Pecherov, acquired from Washington over the summer, took advantage of Boston's lethargic defense to nail nine of his 14 shots, most of them from 15 feet or beyond, and easily shatter his previous career high of 15. Making just his third career start, the Ukrainian 7-footer also grabbed eight rebounds and frustrated Garnett's efforts to guard him.
But the Celtics never allowed the Wolves to pull away. When Pecherov scored on a turnaround scoop shot from six feet away with 4:37 to play, giving Minnesota an 88-87 lead, Boston simply amped up the defense. Minnesota went 1-for-7 the rest of the way -- including a couple of Pecherov jumpers and a Corey Brewer drive to the basket in the final minute that resulted in a jump ball -- and Boston held on for the victory.
"Those decisions are ones where I'm kind of biting my lip," Minnesota coach Kurt Rambis said of his team's down-the-stretch offense. "We'll try to continue to improve on those. It's tremendous for their growth to understand how hard you have to play to win games against quality teams. It's so hard for young teams to win close ballgames -- they just don't have the experience in those situations."
Minnesota didn't get the win, but Rambis hopes his team, now 1-4, got something more important: Experience.
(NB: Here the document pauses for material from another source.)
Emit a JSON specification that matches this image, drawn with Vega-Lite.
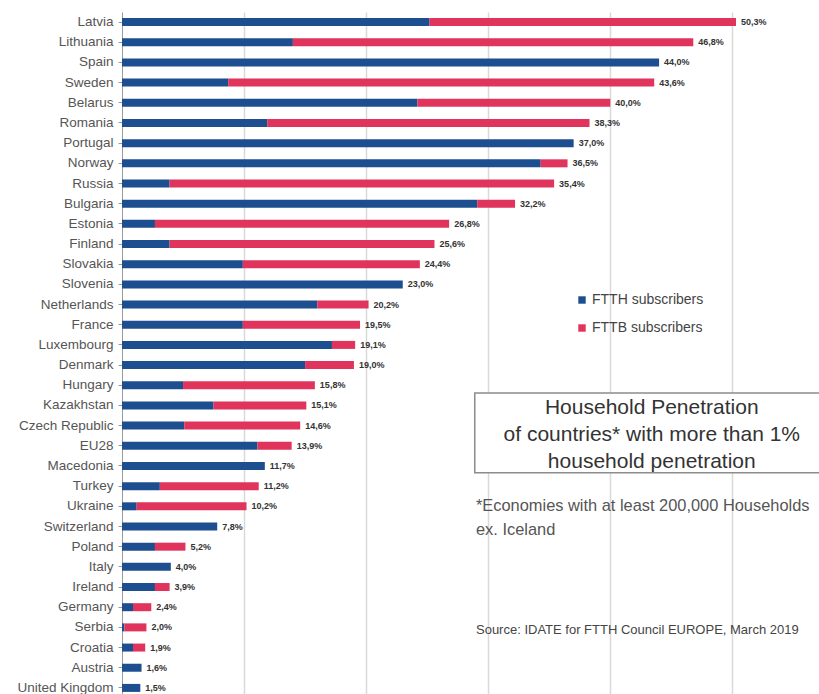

"Absolutely, it's encouraging. We had opportunities. I told the team in the locker room, it's little things, it's a turnover here, it's a pass that should have been made and wasn't. It's the little things that good teams don't let happen," Rambis said. "I'm proud that they're frustrated, they're angry, they're ticked off. I like that. They should be mad, because it'll encourage them to keep working harder so we make those plays like the great teams do."